We visited Alor Eco Dive in October 2014. The weather was quite warm to hot at this time.
Getting there involved a flight from an international airport (Denpasar, Bali, in our case) to Kapung and another flight to Alor. One thing to be aware of is the baggage limits on internal flights. 20kg to Kapung and 15kg to Alor. This is not too much of a problem because the charge for excess baggage is only about $1.50/kg. From the Alor airport, there is a road trip of about 1 hour and then a 30 min boat ride.
The resort is small and quite isolated, catering for 12 divers and up to two additional people. The accommodation is basic - open wooden huts with thatched roofs. They have verandahs with water views and are basic but comfortable. Staff is sourced from local villages and are helpful and friendly (although conversation was limited due to lack of a common language). Electricity is 220V and is provided by generator that are turned off at various times, specifically during the day when dives are being undertaken. Internet access is available but limited.
Food is sourced from local sources where possible and while the ingredients don’t have the variety available in larger towns, each meal makes use of local recipes and these are very tasty and interesting. There is no shortage of food. Beer and soft drink is put on a tab to be settled at the end of the trip.
The diving day starts at around 8 am after breakfast in the comfortable, open, communal eating area. The routine involves two guided boat dives a day with access to the house reef for self-guided diving at other times. The house reef provides opportunities for excellent night dives, and we were encouraged to use it. Water temperatures were variable, ranging from 30°C with the occasional thermocline where 21°C was recorded. The chance of experiencing lower temperature currents makes a wetsuit advantageous, although not necessary. For sites that involve a longer boat trip, a double dive is run, otherwise the second dive is in the afternoon.
The diving is great - clear water, never less than 25m visibility, untouched pristine reef and plentiful small fish. We didn’t see many large reef or pelagic fish but that may have been related to the lack of usual currents. The local population uses traditional fishing traps, making for interesting photographic opportunities as well as potentially having some impact on the fish life.
Most sites are relatively shallow (less than 25m), and are near the coast. There can be strong currents and thermoclines, making diving here more suited to experienced divers, Sites near villages had little rubbish, unlike other places I have visited. While travelling to sites on the boat, we regularly saw dolphins (100+ at a time) and the occasional blue whale, although we didn’t get to spend time in the water with them.
The highlight of Alor is the variety of diving.

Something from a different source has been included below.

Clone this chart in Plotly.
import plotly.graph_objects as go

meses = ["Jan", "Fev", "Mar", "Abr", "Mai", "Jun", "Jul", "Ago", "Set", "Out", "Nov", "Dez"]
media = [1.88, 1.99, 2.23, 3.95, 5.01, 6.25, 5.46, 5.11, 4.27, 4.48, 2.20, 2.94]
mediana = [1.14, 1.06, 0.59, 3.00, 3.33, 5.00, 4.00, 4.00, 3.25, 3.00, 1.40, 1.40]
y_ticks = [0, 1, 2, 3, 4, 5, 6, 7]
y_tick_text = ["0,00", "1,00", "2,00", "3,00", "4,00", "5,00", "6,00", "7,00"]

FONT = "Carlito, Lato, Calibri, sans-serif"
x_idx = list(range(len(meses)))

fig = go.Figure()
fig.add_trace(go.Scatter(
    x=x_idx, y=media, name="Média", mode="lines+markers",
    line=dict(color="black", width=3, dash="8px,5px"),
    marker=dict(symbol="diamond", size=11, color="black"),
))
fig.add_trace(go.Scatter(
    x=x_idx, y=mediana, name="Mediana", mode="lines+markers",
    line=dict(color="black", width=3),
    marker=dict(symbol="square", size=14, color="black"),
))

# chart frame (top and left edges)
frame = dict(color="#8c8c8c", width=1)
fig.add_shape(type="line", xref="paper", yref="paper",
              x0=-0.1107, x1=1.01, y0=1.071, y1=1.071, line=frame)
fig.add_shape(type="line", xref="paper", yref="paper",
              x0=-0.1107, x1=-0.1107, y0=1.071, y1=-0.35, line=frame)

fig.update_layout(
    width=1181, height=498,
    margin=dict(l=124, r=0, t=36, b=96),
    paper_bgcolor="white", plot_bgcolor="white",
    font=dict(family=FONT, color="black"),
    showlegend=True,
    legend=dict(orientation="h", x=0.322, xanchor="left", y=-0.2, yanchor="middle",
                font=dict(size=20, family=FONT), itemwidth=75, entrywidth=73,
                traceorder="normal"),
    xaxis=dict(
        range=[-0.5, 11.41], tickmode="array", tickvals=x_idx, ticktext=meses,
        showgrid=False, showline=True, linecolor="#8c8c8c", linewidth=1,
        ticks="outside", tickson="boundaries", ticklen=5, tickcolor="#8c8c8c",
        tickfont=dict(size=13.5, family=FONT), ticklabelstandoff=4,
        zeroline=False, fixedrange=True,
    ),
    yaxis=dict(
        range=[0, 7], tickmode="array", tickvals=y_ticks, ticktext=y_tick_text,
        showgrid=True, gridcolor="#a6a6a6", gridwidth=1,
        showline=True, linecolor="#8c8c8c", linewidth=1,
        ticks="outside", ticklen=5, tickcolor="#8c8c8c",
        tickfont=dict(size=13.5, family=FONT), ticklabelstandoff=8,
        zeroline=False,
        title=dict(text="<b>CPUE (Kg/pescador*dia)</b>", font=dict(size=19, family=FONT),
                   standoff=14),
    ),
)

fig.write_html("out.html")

There are volcanic sands suitable for macro, with numerous nudibranchs, pipe-fish, rhinopias etc. Wide-angle opportunities abound on the spectacular walls and sponge life that grows on the flat reefs. Most sites are great for either macro or wide-angle photography, making the choice difficult. The dive staff was very helpful with the choice of lens. There is a wall dive where regular sightings of hammerheads are made - only one of our group was lucky enough on this trip. One highlight of the visit was anemone city, which had acres of spectacular reef covered in anemones. The second site that rates as one of the better walls I have seen is Bamah wall. It is a mass of invertebrate colour and fish. We did this twice enabling the use of macro and wide-angle lenses.
Dive guides were interested and willing to look for specific subjects. The dive staff was camera aware and careful but space is limited on the boats if the group has many large cameras. Tubs are provided for soaking cameras in the huts.
Snorkelers are catered for with the ability to accompany the divers on most trips.
There is a village about 30 minutes in each direction from the resort - best accessed at low tide to enable climbing over small rock platforms. The walk is easy and the villagers are very friendly, particularly if you are happy to photograph the inhabitants.
This is certainly somewhere I would revisit.